The cover was relatively straightforward. Early on I’d sent my publisher some ideas for the cover design, mainly screengrabs of book covers or film posters I thought might inspire the in-house design team. I did a very basic mock-up cover idea.





A key inspiration
One idea that wouldn’t go away was the sense of one or more of the title words being scrambled. A key inspiration from my comic reading years was the poster for the original 1973 ‘Westworld’ film starring Yul Brynner. In the film lifelike androids at an amusement park begin to malfunction and attack the human visitors. The poster visually represented this by having Brynner’s face slipping away to reveal the circuitry of a robot but it was the film’s clever tagline that really lodged in my imagination: ‘Where nothing can possibly go worng…’. The last word was deliberately incorrectly spelt and visually sagged. It matched the film’s theme brilliantly.

Spec designs
This led me to try inverting the ‘Rs’ in the title ‘A More Perfect World’ to give that same feeling of a glitch in coding, or a mistake being repeatedly looped. But visually it felt like too much. Instead a single inversion of the last ‘R’ in ‘World’ or ‘Perfect’ looked better and wasn’t too confusing. My friend, Innes Jones, a designer whose work I adore and who has done a lot of Catcher Media’s graphics over the years, said he’d make up some spec designs. I sent all of the above to The Book Guild and after some time they informed me that Innes’ designs weren’t suitable. It was to be a long wait before I saw the final cover.

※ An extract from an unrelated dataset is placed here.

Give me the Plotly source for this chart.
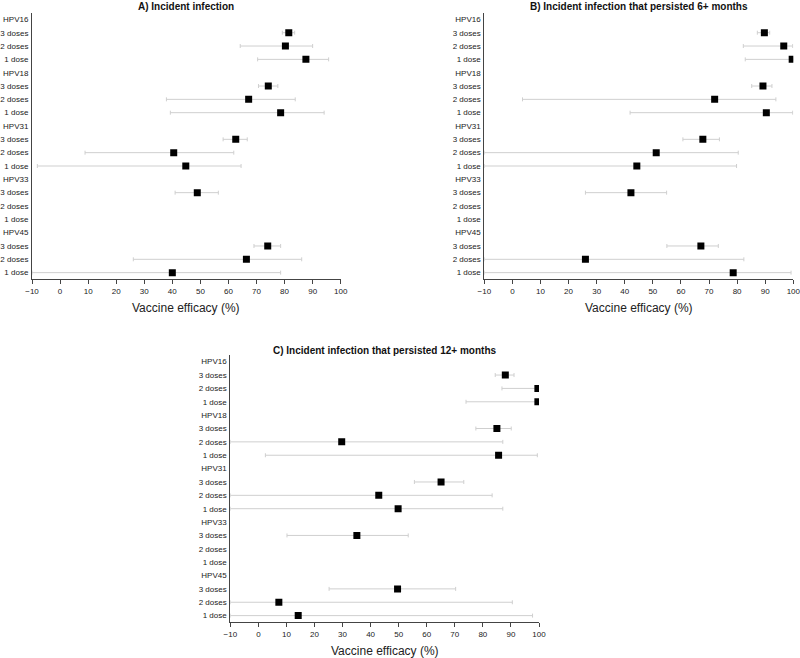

A city full of sass and energy
The initial design didn’t arrive until we were in the third week of our time in Colombia, in a great city called Medellin. Medellin was like a Manchester to Bogota’s London, once the murder capital of the world, it had been transformed and was now full of sass and energy. I could understand why the design hadn’t been forthcoming until the final proofread had been finished but I was desperate to see it. When it finally arrived on my ‘phone Julia and I were in El Poblado, in a fancy place full of a trendy digital nomads hunched over their laptops eking out their coffees and swapping stories about the best bars in town.
I liked the design a lot
I opened up the design and my apprehensive heart didn’t sink. In fact I was surprised that I liked it. A lot. It definitely wasn’t what I was expecting but that was no bad thing. Julia said she thought it was good. Admittedly it needed some tweaks, things re-arranged or re-sized but the basic design was there. The publisher had retained the inverted ‘R’ in the last word and the font, the background and colour scheme all worked well. A few emails later it was just as I’d wanted it and, hey presto, my book had a front and back cover with a blurb and a spine. Result!